Herillus (/ˈhɛrələs/; also Erillus /ˈɛrələs/; Ἥριλλος Herillos; fl. 3rd century BC) of Chalcedon (or Carthage), was a Stoic philosopher and a pupil of Zeno of Citium.

==Philosophy==
Herillus differed significantly from Zeno's teachings and held that knowledge (ἑπιστήμη) was the goal (τέλος) of life:
Herillus said that the chief good was knowledge; that is to say, always conducting one's self in such a way as to refer everything to the principle of living according to knowledge, and not being misled by ignorance.

He said that there was also a second subordinate goal (ὑποτελής, hypoteles). This subordinate goal was related to the Stoic term oikeiôsis (οἰκείωσις): the primary impulse of living creatures.

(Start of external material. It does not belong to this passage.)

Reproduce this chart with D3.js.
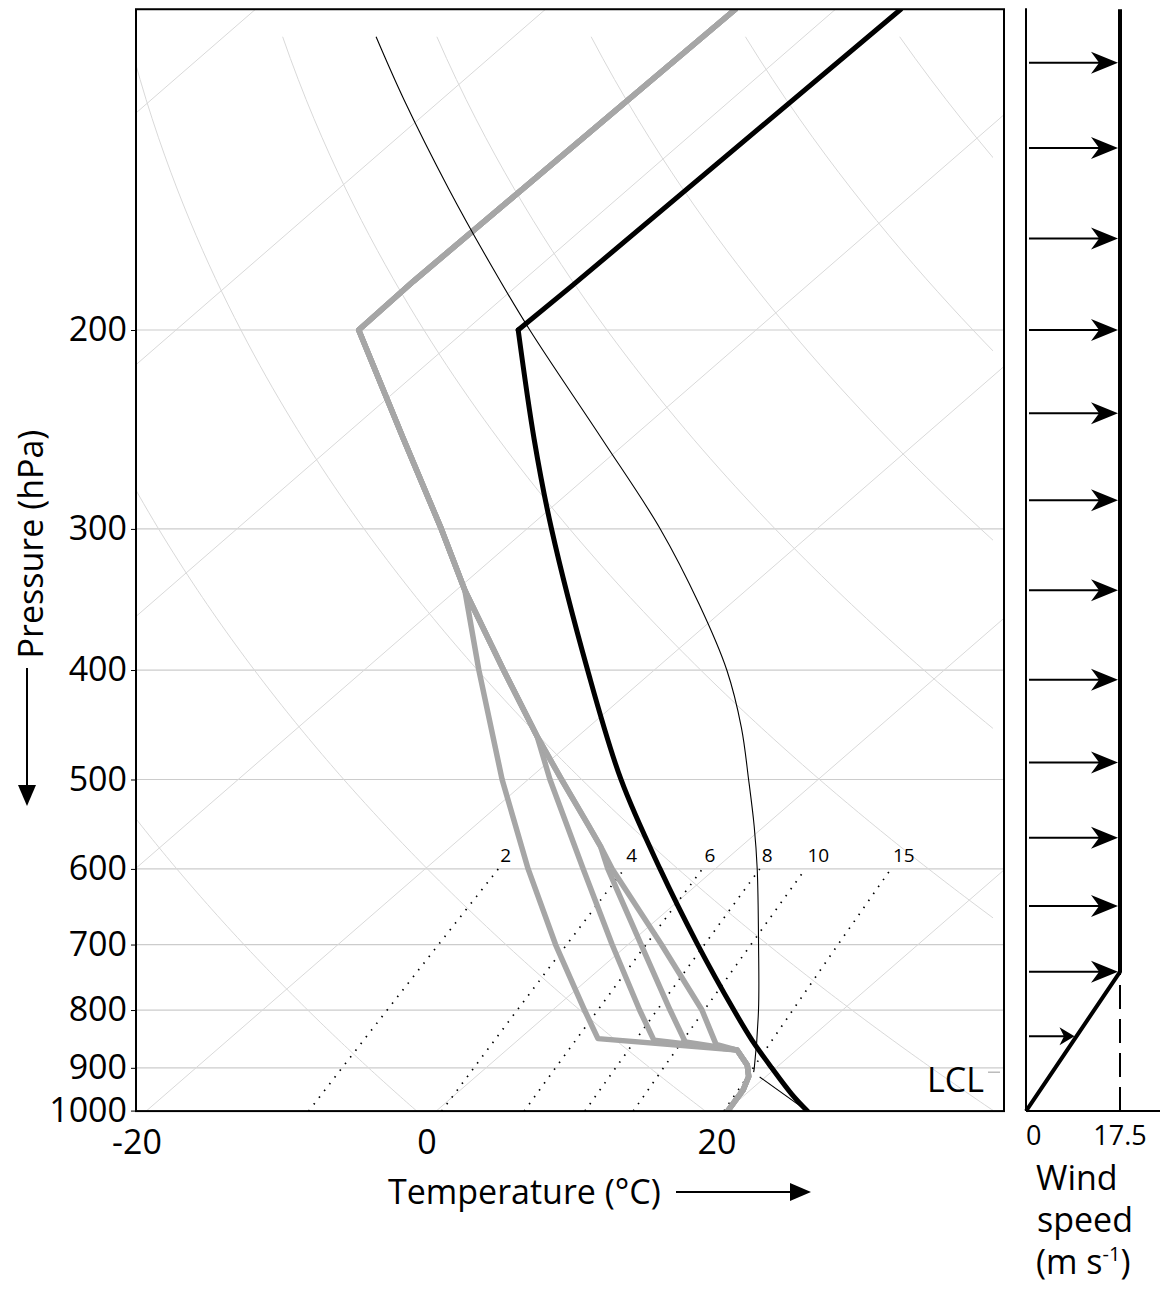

He stated that even people who were not wise aimed at the subordinate goal, but only wise people aimed at the principal goal.

Herillus was accused by Cicero of suggesting that there were two separate goals in life:
For we shall have to adopt two different plans of conduct in life: for he makes out that there are two chief goods unconnected with each other; but if they were real goods, they ought to be united; but at present they are separated, so that they never can be united.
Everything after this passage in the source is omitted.